Even if your organization uses Edge or other Chromium-based browsers, similar flaws often affect them too because they share the WebRTC stack. Microsoft typically rolls fixes into its own releases shortly after Chrome's disclosure, so watch for an Edge update as well.

The Broader Lesson: Sandbox Escapes Remain the Holy Grail

Chrome's multi-process architecture and support for site isolation have made pure remote code execution bugs difficult to exploit in a meaningful way. Attackers must now combine a renderer or GPU compromise with a sandbox escape to truly own a system. CVE-2026-11667 is a reminder that the browser's external attack surface—components like WebRTC that interface with the OS—can be the weak link.

Google's decision to decouple the GPU process from the renderer was a significant security improvement, but it also created a new intermediate target. As graphic driver vulnerabilities continue to surface (both NVIDIA and AMD patches in early 2026 addressed similar issues), the GPU process becomes an even more attractive pivot point.

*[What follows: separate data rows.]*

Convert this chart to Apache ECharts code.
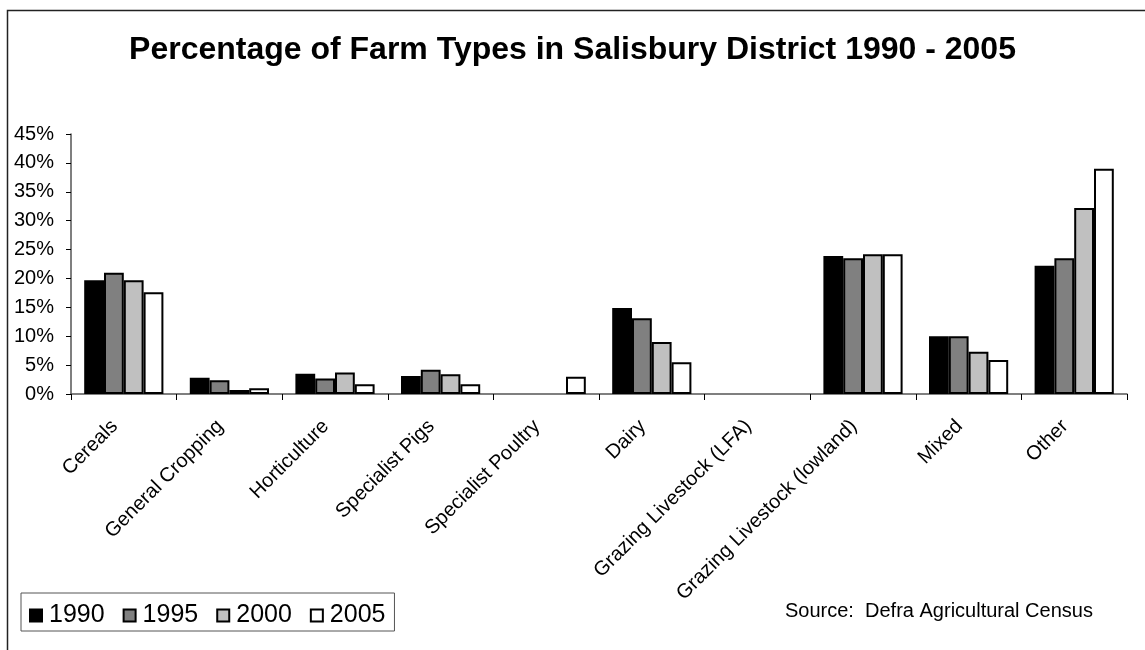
<!DOCTYPE html>
<html>
<head>
<meta charset="utf-8">
<script src="https://cdn.jsdelivr.net/npm/echarts@6/dist/echarts.min.js"></script>
<style>
  html, body { margin: 0; padding: 0; background: #fff; }
  #chart { width: 1145px; height: 650px; }
</style>
</head>
<body>
<div id="chart"></div>
<script>
const categories = ['Cereals', 'General Cropping', 'Horticulture', 'Specialist Pigs', 'Specialist Poultry',
  'Dairy', 'Grazing Livestock (LFA)', 'Grazing Livestock (lowland)', 'Mixed', 'Other'];
const years = ['1990', '1995', '2000', '2005'];
const v1990 = [19.7, 2.8, 3.5, 3.1, 0, 14.9, 0, 23.9, 10.0, 22.2];
const v1995 = [21.0, 2.4, 2.7, 4.2, 0, 13.1, 0, 23.5, 10.0, 23.5];
const v2000 = [19.7, 0.7, 3.7, 3.4, 0, 9.0, 0, 24.2, 7.3, 32.2];
const v2005 = [17.6, 1.0, 1.7, 1.7, 3.0, 5.5, 0, 24.2, 5.9, 39.0];
const colors = ['#000000', '#808080', '#c0c0c0', '#ffffff'];

const font = 'Liberation Sans, Arial, sans-serif';
const chart = echarts.init(document.getElementById('chart'));

const seriesData = [v1990, v1995, v2000, v2005];

chart.setOption({
  animation: false,
  title: {
    text: 'Percentage of Farm Types in Salisbury District 1990 - 2005',
    left: 'center',
    top: 29,
    textStyle: { fontFamily: font, fontSize: 32, fontWeight: 'bold', color: '#000' }
  },
  graphic: [
    {
      type: 'rect',
      shape: { x: 7.5, y: 10.5, width: 1200, height: 700 },
      style: { fill: 'none', stroke: '#222', lineWidth: 1.5 }
    },
    {
      type: 'text',
      left: 785,
      top: 601,
      style: { text: 'Source:  Defra Agricultural Census', font: '20px ' + font, fill: '#000' }
    }
  ],
  legend: {
    left: 21,
    top: 593,
    padding: [10, 9, 3, 8],
    itemWidth: 12,
    itemHeight: 12,
    itemGap: 18,
    icon: 'rect',
    borderColor: '#555',
    borderWidth: 1,
    textStyle: { fontFamily: font, fontSize: 25, color: '#000', padding: [0, 0, 0, 2] },
    data: years
  },
  grid: { left: 71, right: 18, top: 134, bottom: 256 },
  xAxis: {
    type: 'category',
    data: categories,
    axisLine: { lineStyle: { color: '#555', width: 1.5 } },
    axisTick: { show: true, length: 6, interval: 0, lineStyle: { color: '#000' } },
    axisLabel: {
      rotate: 45, interval: 0, margin: 20, fontFamily: font, fontSize: 20, color: '#000',
      padding: [0, 13, 0, 0]
    }
  },
  yAxis: {
    type: 'value',
    min: 0,
    max: 45,
    interval: 5,
    splitLine: { show: false },
    axisLine: { show: true, lineStyle: { color: '#555', width: 1.5 } },
    axisTick: { show: true, length: 5, lineStyle: { color: '#000' } },
    axisLabel: { formatter: '{value}%', margin: 17, fontFamily: font, fontSize: 20, color: '#000' }
  },
  series: years.map((y, i) => ({
    name: y,
    type: 'bar',
    // zero bars get no outline so they don't thicken the axis line
    data: seriesData[i].map(v => v === 0 ? { value: v, itemStyle: { borderWidth: 0 } } : v),
    barGap: '0%',
    barCategoryGap: '25%',
    itemStyle: { color: colors[i], borderColor: '#000', borderWidth: 2 }
  }))
});
</script>
</body>
</html>
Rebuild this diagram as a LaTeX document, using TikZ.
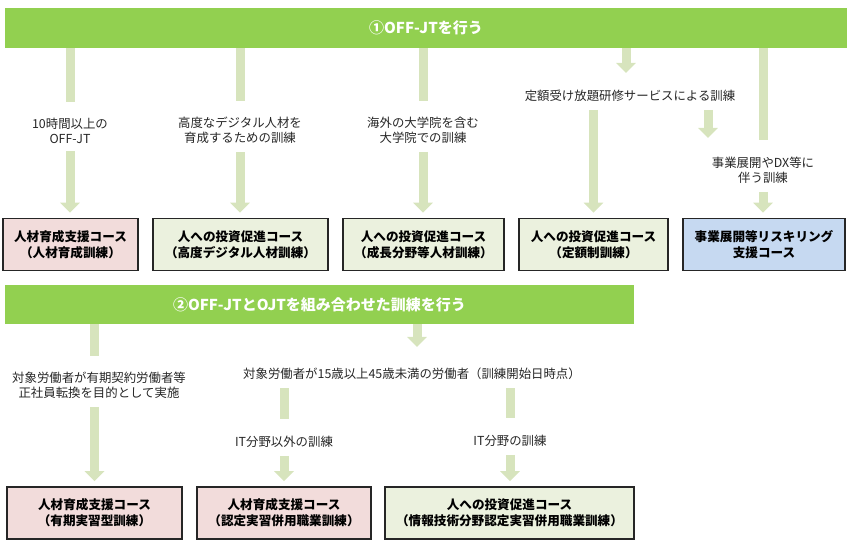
\documentclass[tikz,border=0pt]{standalone}
\usepackage{fontspec}
\setmainfont{Noto Sans CJK JP}
\usetikzlibrary{arrows.meta}
\definecolor{bargreen}{RGB}{146,208,80}
\definecolor{flowgreen}{RGB}{215,228,189}
\definecolor{boxpink}{RGB}{242,220,219}
\definecolor{boxolive}{RGB}{235,241,222}
\definecolor{boxblue}{RGB}{198,217,241}
\definecolor{boxline}{RGB}{38,38,38}

\begin{document}
\begin{tikzpicture}[x=1pt, y=-1pt,
	% Define the styles for bars, notes, courses and arrows
	bar/.style={fill=bargreen, text=white, font=\fontsize{15}{18}\selectfont\bfseries, inner sep=0pt, minimum height=40pt},
	note/.style={font=\fontsize{12.4}{15}\selectfont, align=center, inner sep=0pt, text=black!85},
	course/.style={draw=boxline, line width=1.6pt, font=\fontsize{12.6}{16}\selectfont\bfseries, align=center, minimum height=52pt, inner sep=0pt},
	shaft/.style={draw=flowgreen, line width=9pt},
	flow/.style={shaft, -{Triangle[width=19pt,length=10pt]}},
	into/.style={shorten >=16pt},
	outof/.style={shorten <=8pt},
	ontop/.style={shorten >=5pt}
	]
	\useasboundingbox (0,0) rectangle (857,553);
	
	% --- BARS ---
	\node (bar1) at (426,28) [bar, minimum width=842pt] {①OFF-JTを行う};
	\node (bar2) at (319.5,304.5) [bar, minimum width=629pt, minimum height=39pt] {②OFF-JTとOJTを組み合わせた訓練を行う};
	
	% --- COURSES ---
	% Format: \node (name) at (x,y) [course, fill=color] {text};
	\node (c1) at (70.5,244.5) [course, fill=boxpink, minimum width=135pt] {人材育成支援コース\\（人材育成訓練）};
	\node (c2) at (240.5,244.5) [course, fill=boxolive, minimum width=175pt] {人への投資促進コース\\（高度デジタル人材訓練）};
	\node (c3) at (423.5,244.5) [course, fill=boxolive, minimum width=161pt] {人への投資促進コース\\（成長分野等人材訓練）};
	\node (c4) at (593.5,244.5) [course, fill=boxolive, minimum width=149pt] {人への投資促進コース\\（定額制訓練）};
	\node (c5) at (764,244.5) [course, fill=boxblue, minimum width=162pt] {事業展開等リスキリング\\支援コース};
	
	\node (d1) at (94.5,513) [course, fill=boxpink, minimum width=175pt] {人材育成支援コース\\（有期実習型訓練）};
	\node (d2) at (284,513) [course, fill=boxpink, minimum width=174pt] {人材育成支援コース\\（認定実習併用職業訓練）};
	\node (d3) at (509.5,513) [course, fill=boxolive, minimum width=249pt] {人への投資促進コース\\（情報技術分野認定実習併用職業訓練）};
	
	% --- NOTES ---
	\node (n1) at (70,130.5) [note] {10時間以上の\\OFF-JT};
	\node (n2) at (240,130.5) [note] {高度なデジタル人材を\\育成するための訓練};
	\node (n3) at (423,130.5) [note] {海外の大学院を含む\\大学院での訓練};
	\node (n4) at (630,96) [note] {定額受け放題研修サービスによる訓練};
	\node (n5) at (763,170.5) [note] {事業展開やDX等に\\伴う訓練};
	\coordinate (n4end) at (708,138);
	
	\node (m1) at (99,385.5) [note] {対象労働者が有期契約労働者等\\正社員転換を目的として実施};
	\node (m2) at (412,374) [note] {対象労働者が15歳以上45歳未満の労働者（訓練開始日時点）};
	\node (m3) at (284,442) [note] {IT分野以外の訓練};
	\node (m4) at (510,441) [note] {IT分野の訓練};
	\coordinate (m2top) at (417,347);
	
	% --- ARROWS ---
	% Upper row: bar -> note -> course
	\draw[shaft, into] (bar1.south -| n1) -- (n1.north);
	\draw[flow, outof, ontop] (n1.south) -- (n1.south |- c1.north);
	\draw[shaft, into] (bar1.south -| n2) -- (n2.north);
	\draw[flow, outof, ontop] (n2.south) -- (n2.south |- c2.north);
	\draw[shaft, into] (bar1.south -| n3) -- (n3.north);
	\draw[flow, outof, ontop] (n3.south) -- (n3.south |- c3.north);
	\draw[flow] (bar1.south -| 626,0) -- (626,73); % flat-rate branch
	\draw[flow, outof, ontop] (n4.south -| c4) -- (c4.north);
	\draw[flow, outof] (n4.south -| n4end) -- (n4end);
	\draw[shaft, shorten >=17pt] (bar1.south -| n5) -- (n5.north);
	\draw[flow, outof, ontop] (n5.south) -- (n5.south |- c5.north);
	
	% Lower row: bar -> note -> note -> course
	\draw[shaft, into] (bar2.south -| d1) -- (d1 |- m1.north);
	\draw[flow, outof, ontop] (d1 |- m1.south) -- (d1.north);
	\draw[flow] (bar2.south -| m2top) -- (m2top);
	\draw[shaft, outof, shorten >=17pt] (m2.south -| m3) -- (m3.north);
	\draw[flow, outof, ontop] (m3.south) -- (m3.south |- d2.north);
	\draw[shaft, outof, shorten >=17pt] (m2.south -| m4) -- (m4.north);
	\draw[flow, outof, ontop] (m4.south) -- (m4.south |- d3.north);
	
\end{tikzpicture}
\end{document}
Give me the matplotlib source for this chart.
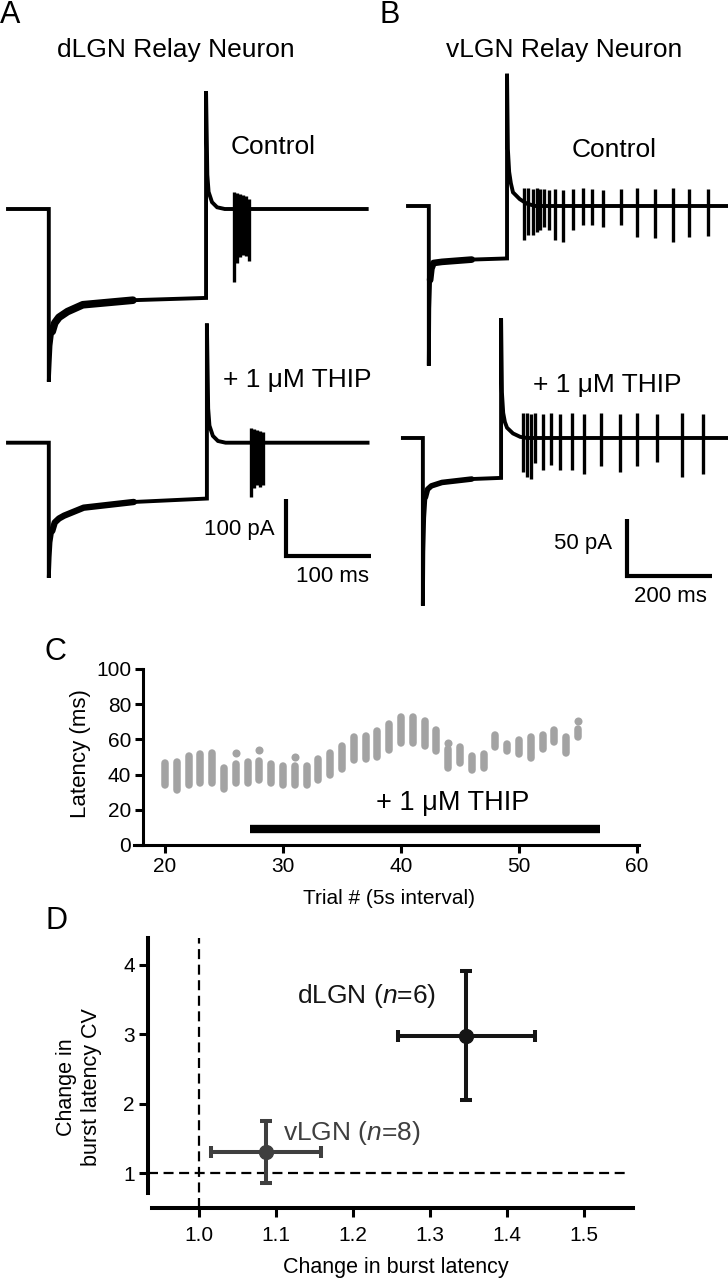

Looking ahead, the industry may need to consider isolating the GPU process itself from the network stack where possible, or adopting more rigorous input validation in WebRTC media handling. Until then, the whack-a-mole game of single patches will continue.

Conclusion

CVE-2026-11667 is not the most critical Chrome vulnerability ever patched, but it is precisely the type of flaw that showcases the evolution of modern exploit chains. IT departments must treat it with the same urgency as a zero-click remote exploit because in combination with other bugs, it can deliver a full system compromise. The fix is straightforward: update to Chrome 149.0.7827.103 now.

As always, staying patched is only one layer. Robust security posture includes endpoint detection, network segmentation, and user training to recognize phishing attempts that often deliver the initial GPU compromise. For Windows administrators, the message is clear: don't let a WebRTC bug become the breaking point in your defensive chain.